Ca2+ -permeable AMPA receptors and their auxiliary subunits in synaptic plasticity and disease.

AMPA receptors are tetrameric glutamate-gated ion channels that mediate a majority of fast excitatory neurotransmission in the brain. They exist as calcium-impermeable (CI-) and calcium-permeable (CP-) subtypes, the latter of which lacks the GluA2 subunit. CP-AMPARs display an array of distinctive biophysical and pharmacological properties that allow them to be functionally identified. This has revealed that they play crucial roles in diverse forms of central synaptic plasticity.

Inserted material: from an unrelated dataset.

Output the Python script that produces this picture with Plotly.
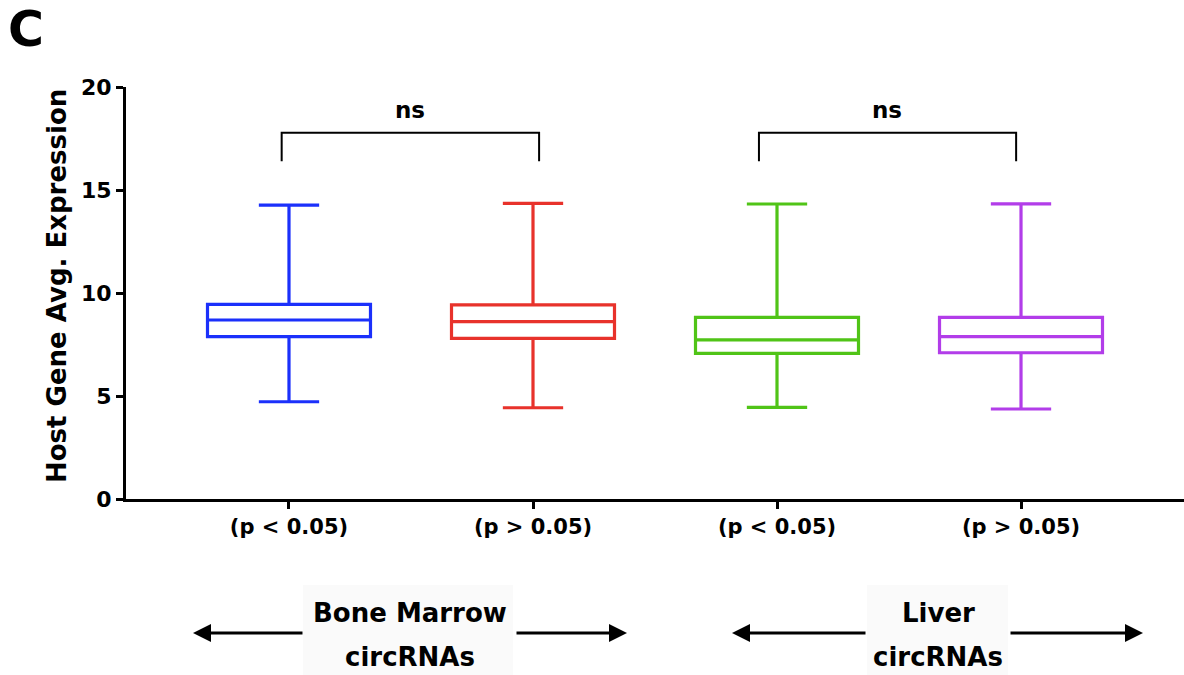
import plotly.graph_objects as go

# Box summary statistics per group
categories = ["(p < 0.05)", "(p > 0.05)", "(p < 0.05)", "(p > 0.05)"]
lower_whisker = [4.72, 4.43, 4.45, 4.37]
q1 = [7.88, 7.80, 7.07, 7.10]
median = [8.69, 8.61, 7.72, 7.88]
q3 = [9.45, 9.42, 8.82, 8.82]
upper_whisker = [14.27, 14.35, 14.32, 14.33]

y_ticks = [0, 5, 10, 15, 20]
group_lines = [("Bone Marrow", "circRNAs"), ("Liver", "circRNAs")]

colors = ["#1b30fb", "#e8322b", "#50c417", "#b23de9"]
FONT = "DejaVu Sans"

# pixel helpers for the plotting area (left 126, bottom 499, 1058 x 412)
def px_x(p):
    return (p - 289) / 244

def px_py(p):
    return (499 - p) / 412

def px_px(p):
    return (p - 126) / 1058

fig = go.Figure()
for i, cat in enumerate(categories):
    fig.add_trace(go.Box(
        x=[i],
        q1=[q1[i]], median=[median[i]], q3=[q3[i]],
        lowerfence=[lower_whisker[i]], upperfence=[upper_whisker[i]],
        width=0.668, whiskerwidth=0.37,
        line=dict(color=colors[i], width=3.2),
        fillcolor="rgba(0,0,0,0)",
        boxpoints=False, hoverinfo="skip", showlegend=False,
    ))

# significance brackets
brackets = [(-0.03, 1.025, 0.496), (1.926, 2.98, 2.45)]
for x0, x1, xm in brackets:
    fig.add_shape(type="path",
                  path=f"M {x0} 16.4 L {x0} 17.78 L {x1} 17.78 L {x1} 16.4",
                  line=dict(color="black", width=2), xref="x", yref="y")
    fig.add_annotation(x=xm, y=18.9, xref="x", yref="y", text="ns", showarrow=False,
                       font=dict(family=FONT, size=23, color="black", weight="bold"))

# group labels with arrows below the axis
group_specs = [
    (410, 303, 513, 193, 304, 515, 627),
    (938, 867, 1008, 732, 867, 1009, 1143),
]
arrow_y = px_py(633)
for (xc, bg0, bg1, l_head, l_tail, r_tail, r_head), (line1, line2) in zip(group_specs, group_lines):
    fig.add_shape(type="rect", xref="x", yref="paper",
                  x0=px_x(bg0), x1=px_x(bg1), y0=px_py(676), y1=px_py(585),
                  line=dict(width=0), fillcolor="#fafafa", layer="below")
    for text, yp in [(line1, 613), (line2, 657)]:
        fig.add_annotation(x=px_x(xc), y=px_py(yp), xref="x", yref="paper", text=text,
                           showarrow=False, yanchor="middle",
                           font=dict(family=FONT, size=26, color="black", weight="bold"))
    for head, tail in [(l_head, l_tail), (r_head, r_tail)]:
        fig.add_annotation(x=px_x(head), y=arrow_y, ax=px_x(tail), ay=0,
                           xref="x", yref="paper", axref="x", ayref="pixel",
                           text="", showarrow=True, arrowhead=2, arrowsize=1.2,
                           arrowwidth=3, arrowcolor="black")

# y-axis title and panel letter
fig.add_annotation(x=px_px(57), y=px_py(286), xref="paper", yref="paper",
                   xanchor="center", yanchor="middle",
                   text="Host Gene Avg. Expression", textangle=-90, showarrow=False,
                   font=dict(family=FONT, size=26, color="black", weight="bold"))
fig.add_annotation(x=px_px(26), y=px_py(29), xref="paper", yref="paper",
                   xanchor="center", yanchor="middle",
                   text="C", showarrow=False,
                   font=dict(family=FONT, size=49, color="black", weight="bold"))

fig.update_layout(
    width=1184, height=675,
    margin=dict(l=126, r=0, t=87, b=176),
    plot_bgcolor="white", paper_bgcolor="white",
    font=dict(family=FONT, color="black"),
    xaxis=dict(range=[-0.668, 3.668], tickvals=list(range(len(categories))),
               ticktext=categories, showgrid=False, zeroline=False,
               showline=True, linecolor="black", linewidth=3,
               ticks="outside", ticklen=7, tickwidth=3, tickcolor="black",
               tickfont=dict(family=FONT, size=21, weight="bold"),
               fixedrange=True),
    yaxis=dict(range=[0, 20], tickvals=y_ticks, showgrid=False, zeroline=False,
               showline=True, linecolor="black", linewidth=3,
               ticks="outside", ticklen=7, tickwidth=3, tickcolor="black",
               tickfont=dict(family=FONT, size=22, weight="bold"),
               fixedrange=True),
)

fig.write_html("out.html")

Here we summarise the functional hallmarks of CP-AMPARs and describe how these are modified by the presence of auxiliary subunits that have emerged as pivotal regulators of AMPARs. A lasting change in the prevalence of GluA2-containing AMPARs, and hence in the fraction of CP-AMPARs, is a feature in many maladaptive forms of synaptic plasticity and neurological disorders. These include modifications of glutamatergic transmission induced by inflammatory pain, fear conditioning, cocaine exposure, and anoxia-induced damage in neurons and glia. Furthermore, defective RNA editing of GluA2 can cause altered expression of CP-AMPARs and is implicated in motor neuron damage (amyotrophic lateral sclerosis) and the proliferation of cells in malignant gliomas. A number of the players involved in CP-AMPAR regulation have been identified, providing useful insight into interventions that may prevent the aberrant CP-AMPAR expression. Furthermore, recent molecular and pharmacological developments, particularly the discovery of TARP subtype-selective drugs, offer the exciting potential to modify some of the harmful effects of increased CP-AMPAR prevalence in a brain region-specific manner.